Pakistan has exhausted all possible routes to amicably resolve its dispute with India but New Delhi's economic interests have barred Pakistan's efforts from bearing fruit, said Prime Minister Imran Khan on Monday.
"India fell under the control of an extremist ideology [propounded by] the 'RSS'," said Imran, referring to the
Rashtriya Swayamsevak Sangh organisation, to which Indian Prime Minister Narendra Modi belongs and which is accused of fomenting anti-Muslim hatred.
The organisation, the origins of which date back to the early 20th century and the tenets of which are widely believed to underpin the ruling Bharatiya Janata Party's ideology, has long maintained that Hinduism is the basis of Indian nationalism.
In an exclusive interview with Al Jazeera, Imran discussed Pakistan's long-standing dispute with its eastern neighbour and accused Modi of undermining India's legacy of secularism.

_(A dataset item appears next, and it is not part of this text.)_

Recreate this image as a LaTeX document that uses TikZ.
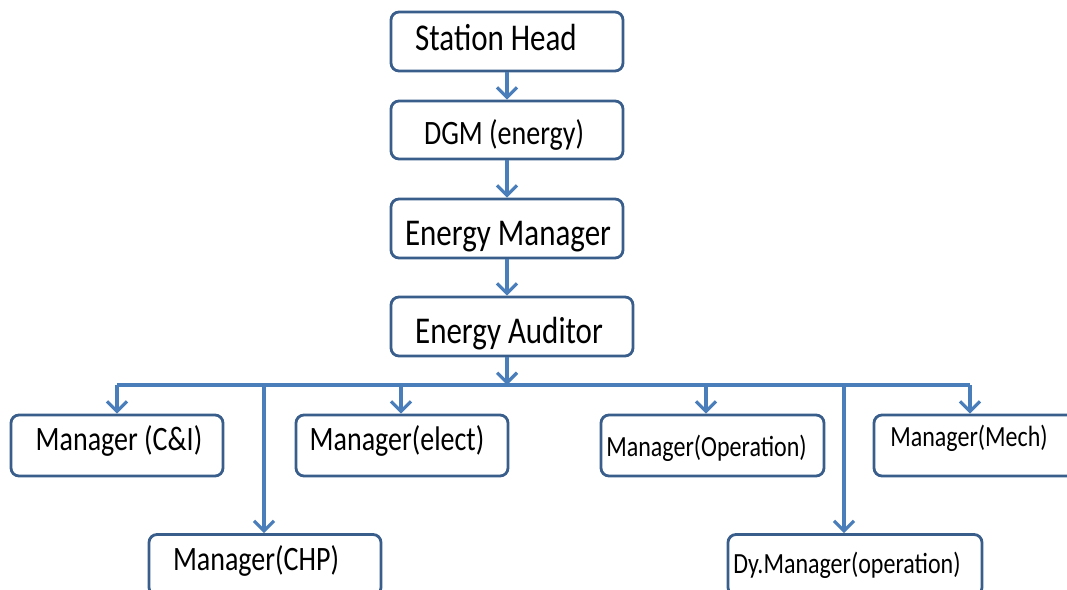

"What India's Muslims are facing resembles what happened during the extermination of Jews in Nazi Germany," he said, according to snippets released by the broadcaster of the interview scheduled to be aired on Wednesday.
With regards to Kashmir, Imran said that the Indian government's revocation of Article 370 in August 2019 turned the disputed region into an "open-air prison".
Article 370 was the basis of Kashmir's accession to the Indian union at a time when former princely states had the choice to join either India or Pakistan after their independence from British rule in 1947.
The article, which came into effect in 1949, granted Indian-administered Kashmir special status, with the Muslim-majority region given jurisdiction to make its own laws in all matters except finance, defence, foreign affairs and communications. But many of those powers were gradually watered down by New Delhi.
"Within a year, Kashmir has been closed off and its economy destroyed," said Imran. "Eight-hundred thousand Indian troops have imposed an open air-prison on Kashmiris."
Imran also said that Pakistan would maintain its neutral stance in the dispute between Saudi Arabia and Turkey, whose relationship has soured following the murder of Saudi journalist Jamal Khashoggi in the kingdom's consulate in Istanbul in October 2018.
Asked about his absence from a Muslim summit held in Malaysia last year, Imran said he decided to not attend the meeting in order to preserve unity among Muslims, insisting that Islamabad viewed both Ankara and Riyadh - which boycotted the event - as reliable partners in several fields.